> _What to work on_
Drop every picture, then transcribe the remaining data exactly.

> _Data provided_
# # # # #

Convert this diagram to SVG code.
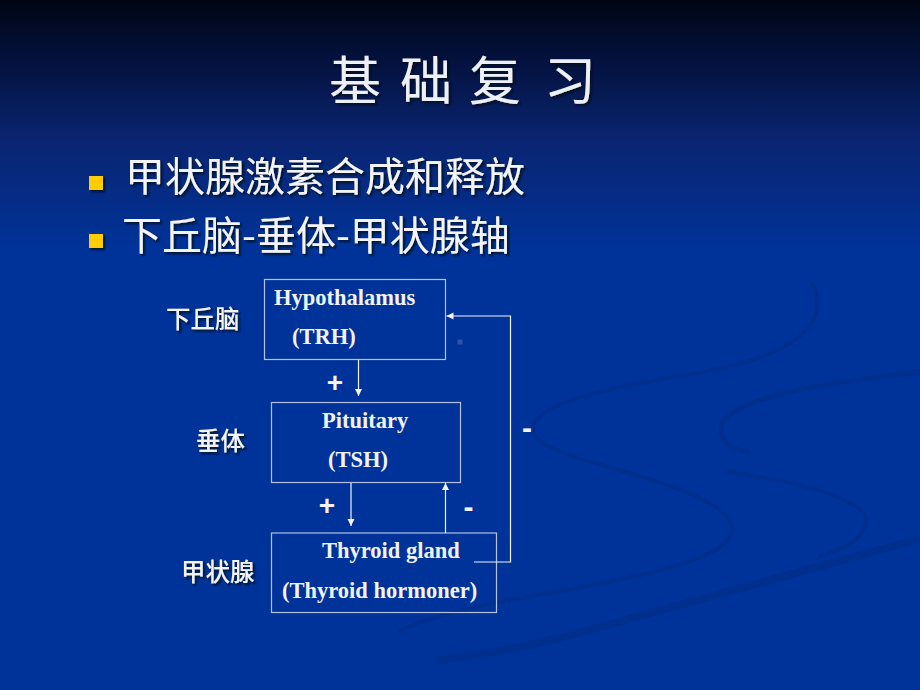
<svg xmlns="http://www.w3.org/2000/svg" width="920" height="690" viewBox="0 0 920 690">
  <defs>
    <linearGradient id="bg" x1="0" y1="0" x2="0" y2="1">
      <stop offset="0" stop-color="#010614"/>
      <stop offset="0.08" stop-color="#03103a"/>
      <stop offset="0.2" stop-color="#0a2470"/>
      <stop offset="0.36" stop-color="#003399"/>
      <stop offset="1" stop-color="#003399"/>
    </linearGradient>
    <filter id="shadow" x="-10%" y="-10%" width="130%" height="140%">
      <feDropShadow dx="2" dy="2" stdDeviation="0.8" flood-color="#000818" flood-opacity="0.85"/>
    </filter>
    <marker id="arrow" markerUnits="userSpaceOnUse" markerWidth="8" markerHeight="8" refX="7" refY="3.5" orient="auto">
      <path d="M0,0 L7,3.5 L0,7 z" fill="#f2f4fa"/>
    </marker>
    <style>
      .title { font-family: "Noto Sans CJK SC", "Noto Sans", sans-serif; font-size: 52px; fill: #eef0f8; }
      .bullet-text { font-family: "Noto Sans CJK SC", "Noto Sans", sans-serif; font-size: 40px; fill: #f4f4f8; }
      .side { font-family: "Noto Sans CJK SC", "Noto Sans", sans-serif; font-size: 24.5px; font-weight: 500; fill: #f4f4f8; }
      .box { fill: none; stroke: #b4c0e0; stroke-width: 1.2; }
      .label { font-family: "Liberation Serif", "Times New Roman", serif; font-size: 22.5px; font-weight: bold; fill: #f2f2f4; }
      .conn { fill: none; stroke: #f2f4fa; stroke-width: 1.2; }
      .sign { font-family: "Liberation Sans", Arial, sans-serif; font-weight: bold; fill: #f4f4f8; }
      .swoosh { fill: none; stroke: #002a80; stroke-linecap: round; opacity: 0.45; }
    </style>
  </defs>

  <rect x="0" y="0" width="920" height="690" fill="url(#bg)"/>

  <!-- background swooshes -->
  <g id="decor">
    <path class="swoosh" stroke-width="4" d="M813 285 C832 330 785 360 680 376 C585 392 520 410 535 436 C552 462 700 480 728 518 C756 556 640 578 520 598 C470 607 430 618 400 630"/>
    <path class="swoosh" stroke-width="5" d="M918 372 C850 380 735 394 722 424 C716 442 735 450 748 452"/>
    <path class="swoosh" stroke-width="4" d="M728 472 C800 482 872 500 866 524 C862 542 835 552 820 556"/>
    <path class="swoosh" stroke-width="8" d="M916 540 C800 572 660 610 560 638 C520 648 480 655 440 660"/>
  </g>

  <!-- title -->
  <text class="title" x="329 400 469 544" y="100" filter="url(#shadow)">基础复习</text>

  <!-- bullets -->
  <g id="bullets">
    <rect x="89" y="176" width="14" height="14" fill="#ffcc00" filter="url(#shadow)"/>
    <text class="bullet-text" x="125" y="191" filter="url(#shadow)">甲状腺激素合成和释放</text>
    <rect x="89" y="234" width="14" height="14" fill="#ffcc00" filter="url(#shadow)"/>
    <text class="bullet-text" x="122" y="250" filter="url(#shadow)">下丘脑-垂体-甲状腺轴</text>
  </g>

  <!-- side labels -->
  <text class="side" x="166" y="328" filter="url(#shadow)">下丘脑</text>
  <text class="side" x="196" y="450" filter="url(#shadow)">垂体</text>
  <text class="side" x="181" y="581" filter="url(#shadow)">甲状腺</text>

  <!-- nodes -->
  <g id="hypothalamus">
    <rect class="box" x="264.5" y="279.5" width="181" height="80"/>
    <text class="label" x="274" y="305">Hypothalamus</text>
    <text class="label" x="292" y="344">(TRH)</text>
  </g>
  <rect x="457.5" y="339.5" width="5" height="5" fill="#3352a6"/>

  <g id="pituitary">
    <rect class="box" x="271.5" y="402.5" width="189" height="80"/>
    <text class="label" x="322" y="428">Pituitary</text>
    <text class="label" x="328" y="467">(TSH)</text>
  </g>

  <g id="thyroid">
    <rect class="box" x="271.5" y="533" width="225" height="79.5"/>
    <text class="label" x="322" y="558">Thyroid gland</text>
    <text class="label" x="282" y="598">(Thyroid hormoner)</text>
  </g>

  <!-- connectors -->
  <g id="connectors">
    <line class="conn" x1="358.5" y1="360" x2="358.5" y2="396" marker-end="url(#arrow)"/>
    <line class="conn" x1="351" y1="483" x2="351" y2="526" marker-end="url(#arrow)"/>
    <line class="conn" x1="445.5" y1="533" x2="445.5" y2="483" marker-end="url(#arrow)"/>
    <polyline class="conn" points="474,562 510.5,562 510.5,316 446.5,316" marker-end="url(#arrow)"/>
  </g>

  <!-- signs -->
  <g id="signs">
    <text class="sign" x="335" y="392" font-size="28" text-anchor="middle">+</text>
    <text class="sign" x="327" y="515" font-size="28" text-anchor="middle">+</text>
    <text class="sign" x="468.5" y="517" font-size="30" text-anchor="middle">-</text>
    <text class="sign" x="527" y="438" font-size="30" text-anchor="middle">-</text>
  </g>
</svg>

# # # # #

> _Response to the task_
Convert this diagram to SVG code.
<svg xmlns="http://www.w3.org/2000/svg" width="920" height="690" viewBox="0 0 920 690">
  <defs>
    <linearGradient id="bg" x1="0" y1="0" x2="0" y2="1">
      <stop offset="0" stop-color="#010614"/>
      <stop offset="0.08" stop-color="#03103a"/>
      <stop offset="0.2" stop-color="#0a2470"/>
      <stop offset="0.36" stop-color="#003399"/>
      <stop offset="1" stop-color="#003399"/>
    </linearGradient>
    <filter id="shadow" x="-10%" y="-10%" width="130%" height="140%">
      <feDropShadow dx="2" dy="2" stdDeviation="0.8" flood-color="#000818" flood-opacity="0.85"/>
    </filter>
    <marker id="arrow" markerUnits="userSpaceOnUse" markerWidth="8" markerHeight="8" refX="7" refY="3.5" orient="auto">
      <path d="M0,0 L7,3.5 L0,7 z" fill="#f2f4fa"/>
    </marker>
    <style>
      .title { font-family: "Noto Sans CJK SC", "Noto Sans", sans-serif; font-size: 52px; fill: #eef0f8; }
      .bullet-text { font-family: "Noto Sans CJK SC", "Noto Sans", sans-serif; font-size: 40px; fill: #f4f4f8; }
      .side { font-family: "Noto Sans CJK SC", "Noto Sans", sans-serif; font-size: 24.5px; font-weight: 500; fill: #f4f4f8; }
      .box { fill: none; stroke: #b4c0e0; stroke-width: 1.2; }
      .label { font-family: "Liberation Serif", "Times New Roman", serif; font-size: 22.5px; font-weight: bold; fill: #f2f2f4; }
      .conn { fill: none; stroke: #f2f4fa; stroke-width: 1.2; }
      .sign { font-family: "Liberation Sans", Arial, sans-serif; font-weight: bold; fill: #f4f4f8; }
      .swoosh { fill: none; stroke: #002a80; stroke-linecap: round; opacity: 0.45; }
    </style>
  </defs>

  <rect x="0" y="0" width="920" height="690" fill="url(#bg)"/>

  <!-- background swooshes -->
  <g id="decor">
    <path class="swoosh" stroke-width="4" d="M813 285 C832 330 785 360 680 376 C585 392 520 410 535 436 C552 462 700 480 728 518 C756 556 640 578 520 598 C470 607 430 618 400 630"/>
    <path class="swoosh" stroke-width="5" d="M918 372 C850 380 735 394 722 424 C716 442 735 450 748 452"/>
    <path class="swoosh" stroke-width="4" d="M728 472 C800 482 872 500 866 524 C862 542 835 552 820 556"/>
    <path class="swoosh" stroke-width="8" d="M916 540 C800 572 660 610 560 638 C520 648 480 655 440 660"/>
  </g>

  <!-- title -->
  <text class="title" x="329 400 469 544" y="100" filter="url(#shadow)">基础复习</text>

  <!-- bullets -->
  <g id="bullets">
    <rect x="89" y="176" width="14" height="14" fill="#ffcc00" filter="url(#shadow)"/>
    <text class="bullet-text" x="125" y="191" filter="url(#shadow)">甲状腺激素合成和释放</text>
    <rect x="89" y="234" width="14" height="14" fill="#ffcc00" filter="url(#shadow)"/>
    <text class="bullet-text" x="122" y="250" filter="url(#shadow)">下丘脑-垂体-甲状腺轴</text>
  </g>

  <!-- side labels -->
  <text class="side" x="166" y="328" filter="url(#shadow)">下丘脑</text>
  <text class="side" x="196" y="450" filter="url(#shadow)">垂体</text>
  <text class="side" x="181" y="581" filter="url(#shadow)">甲状腺</text>

  <!-- nodes -->
  <g id="hypothalamus">
    <rect class="box" x="264.5" y="279.5" width="181" height="80"/>
    <text class="label" x="274" y="305">Hypothalamus</text>
    <text class="label" x="292" y="344">(TRH)</text>
  </g>
  <rect x="457.5" y="339.5" width="5" height="5" fill="#3352a6"/>

  <g id="pituitary">
    <rect class="box" x="271.5" y="402.5" width="189" height="80"/>
    <text class="label" x="322" y="428">Pituitary</text>
    <text class="label" x="328" y="467">(TSH)</text>
  </g>

  <g id="thyroid">
    <rect class="box" x="271.5" y="533" width="225" height="79.5"/>
    <text class="label" x="322" y="558">Thyroid gland</text>
    <text class="label" x="282" y="598">(Thyroid hormoner)</text>
  </g>

  <!-- connectors -->
  <g id="connectors">
    <line class="conn" x1="358.5" y1="360" x2="358.5" y2="396" marker-end="url(#arrow)"/>
    <line class="conn" x1="351" y1="483" x2="351" y2="526" marker-end="url(#arrow)"/>
    <line class="conn" x1="445.5" y1="533" x2="445.5" y2="483" marker-end="url(#arrow)"/>
    <polyline class="conn" points="474,562 510.5,562 510.5,316 446.5,316" marker-end="url(#arrow)"/>
  </g>

  <!-- signs -->
  <g id="signs">
    <text class="sign" x="335" y="392" font-size="28" text-anchor="middle">+</text>
    <text class="sign" x="327" y="515" font-size="28" text-anchor="middle">+</text>
    <text class="sign" x="468.5" y="517" font-size="30" text-anchor="middle">-</text>
    <text class="sign" x="527" y="438" font-size="30" text-anchor="middle">-</text>
  </g>
</svg>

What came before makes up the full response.